In the instant case, the officers asked defendant if he had any contraband to declare. In response, defendant removed a metal box containing strainers, measuring spoons, and marijuana from his bedroom dresser and gave it to the police. During the search of the premises, Officer Bethey found the lactose and other paraphernalia for cutting heroin in defendant's bedroom closet. Additionally, Officer Jenkins found two tin foil packets of heroin under a fur rug in defendant's bedroom.

Accordingly, the trial court judge properly admitted the evidence.
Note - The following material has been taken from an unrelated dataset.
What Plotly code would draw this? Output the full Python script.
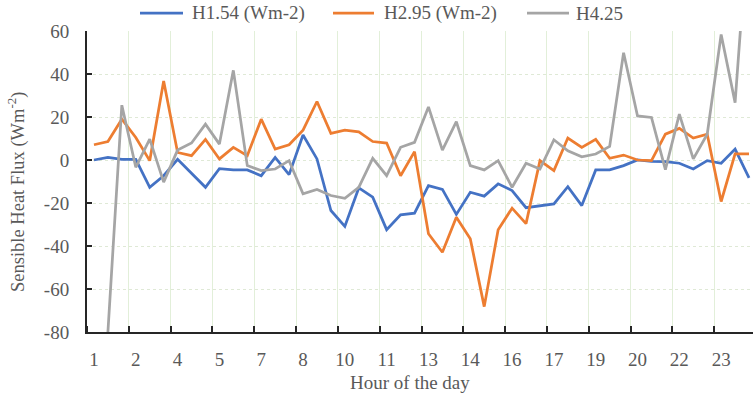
import plotly.graph_objects as go

# Half-hourly time stamps (decimal hours) for the 48 observations
hours = [1.0, 1.5, 2.0, 2.5, 3.0, 3.5, 4.0, 4.5, 5.0, 5.5, 6.0, 6.5,
         7.0, 7.5, 8.0, 8.5, 9.0, 9.5, 10.0, 10.5, 11.0, 11.5, 12.0, 12.5,
         13.0, 13.5, 14.0, 14.5, 15.0, 15.5, 16.0, 16.5, 17.0, 17.5, 18.0, 18.5,
         19.0, 19.5, 20.0, 20.5, 21.0, 21.5, 22.0, 22.5, 23.0, 23.5, 24.0, 24.5]

h154 = [0.0, 1.2, 0.3, 0.3, -12.7, -7.3, 0.3, -6.2, -12.7, -4.0, -4.6, -4.6,
        -7.3, 1.2, -6.8, 11.6, 0.5, -23.5, -30.9, -13.0, -17.3, -32.4, -25.5, -24.7,
        -11.9, -13.7, -25.3, -15.0, -16.8, -11.1, -14.2, -22.2, -21.2, -20.4, -12.4, -21.2,
        -4.6, -4.6, -2.6, 0.0, -0.6, -0.8, -1.5, -4.2, -0.3, -1.5, 5.1, -8.3]

h295 = [7.1, 8.6, 19.0, 10.5, -0.3, 36.7, 3.5, 2.0, 9.6, 0.5, 5.9, 2.0,
        19.0, 5.1, 7.1, 13.9, 27.2, 12.4, 13.9, 13.1, 8.6, 7.9, -7.3, 3.9,
        -34.3, -42.9, -26.6, -36.6, -68.2, -32.4, -22.4, -29.6, -0.3, -4.9, 10.2, 5.9,
        9.6, 0.8, 2.3, 0.0, -0.3, 12.0, 14.7, 10.2, 12.0, -19.3, 2.8, 2.8]

h425 = [None, -80.0, 25.5, -3.4, 9.7, -10.3, 4.6, 7.9, 16.7, 7.4, 41.7, -2.6,
        -4.9, -4.2, -0.3, -15.7, -13.7, -16.5, -17.8, -12.7, 0.8, -7.3, 5.9, 8.2,
        24.7, 4.6, 17.8, -2.6, -4.6, -0.3, -12.7, -1.5, -4.2, 9.4, 4.3, 1.5,
        2.8, 6.3, 49.9, 20.5, 19.8, -4.5, 21.3, 0.5, 12.0, 58.4, 26.7, 115.0]

series_names = ["H1.54 (Wm-2)", "H2.95 (Wm-2)", "H4.25"]
series_values = [h154, h295, h425]
series_colors = ["#4472C4", "#ED7D31", "#A5A5A5"]

y_ticks = [60, 40, 20, 0, -20, -40, -60, -80]
y_ticktext = ["60", "40", "20", "0", "-20", "-40", "-60", "-80"]

# category positions; every third one carries an hour label
idx = list(range(len(hours)))
label_idx = idx[::3]
label_text = [str(int(hours[i])) for i in label_idx]

FONT = "Liberation Serif"
GREY = "#595959"

# plot-area geometry in pixels, used to place the legend and titles
PL, PT, PW, PH = 87, 31, 666, 301


def px_x(px):
    return (px - PL) / PW


def px_y(py):
    return (PT + PH - py) / PH


fig = go.Figure()
for name, vals, color in zip(series_names, series_values, series_colors):
    fig.add_trace(go.Scatter(x=idx, y=vals, name=name, mode="lines",
                             line=dict(color=color, width=2.75),
                             connectgaps=False, showlegend=False))

fig.update_layout(
    width=753, height=397,
    margin=dict(l=PL, r=753 - PL - PW, t=PT, b=397 - PT - PH),
    paper_bgcolor="white", plot_bgcolor="white",
    font=dict(family=FONT, color=GREY, size=19),
)

fig.update_xaxes(
    range=[-0.5, 47.285], showgrid=False, zeroline=False,
    tickmode="array", tickvals=label_idx, ticktext=label_text,
    ticks="", tickfont=dict(family=FONT, size=19, color=GREY),
    ticklabelstandoff=9,
    showline=True, linecolor="#262626", linewidth=2,
    minor=dict(tickmode="linear", tick0=-0.5, dtick=3, showgrid=True,
               gridcolor="#e2efd9", gridwidth=1,
               ticks="inside", ticklen=6, tickwidth=1.5, tickcolor="#262626"),
)

fig.update_yaxes(
    range=[-80, 60], tickmode="array", tickvals=y_ticks, ticktext=y_ticktext,
    showgrid=True, gridcolor="#dfe9d6", gridwidth=1, griddash="dot",
    zeroline=False, ticks="inside", ticklen=5, tickwidth=1.5, tickcolor="#262626",
    tickfont=dict(family=FONT, size=19, color=GREY),
    ticklabelstandoff=12,
    showline=True, linecolor="#262626", linewidth=2,
)

# legend row across the top: line sample followed by the series name
legend_items = [(140, 183, 190), (333, 374, 382), (527, 569, 574)]
for (x0, x1, xt), name, color in zip(legend_items, series_names, series_colors):
    fig.add_shape(type="line", xref="paper", yref="paper",
                  x0=px_x(x0), x1=px_x(x1), y0=px_y(13), y1=px_y(13),
                  line=dict(color=color, width=2.75))
    fig.add_annotation(text=name, xref="paper", yref="paper",
                       x=px_x(xt), y=px_y(13), xanchor="left", yanchor="middle",
                       showarrow=False,
                       font=dict(family=FONT, size=19, color=GREY))

fig.add_annotation(text="Sensible Heat Flux (Wm<sup>-2</sup>)", textangle=-90,
                   xref="paper", yref="paper", x=px_x(16), y=px_y(192),
                   xanchor="center", yanchor="middle", showarrow=False,
                   font=dict(family=FONT, size=18.5, color=GREY))
fig.add_annotation(text="Hour of the day",
                   xref="paper", yref="paper", x=px_x(410), y=px_y(382),
                   xanchor="center", yanchor="middle", showarrow=False,
                   font=dict(family=FONT, size=19, color=GREY))

fig.write_html("out.html")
The ultimate determination of connexity of the items was a factual question for the jury.

Assignments of Error Nos. 3 and 4 are without merit.


In Assignment of Error No. 5, defendant complains of the trial court's refusal to grant his motion for a new trial.

Therein, defendant argues that the verdict is contrary to the law and the evidence. We have consistently held that a denial of a motion for a new trial based on the ground that the verdict is contrary to the law and the evidence presents nothing for this Court's review. State v. Jack, La., 332 So.2d 464 (1976); State v. Woods, La., 327 So.2d 405 (1976); State v. Hines, La., 319 So.2d 313 (1975). The defendant makes no argument that there was a complete absence of evidence.

In his motion, defendant also reurges the grounds upon which he based his previous assignments of error. Having previously disposed of his allegations of error as having no merit, we likewise find the trial court's denial of defendant's motion for a new trial entirely proper.

Assignment of Error No. 5 is without merit.

For the reasons assigned, the conviction and sentence are affirmed.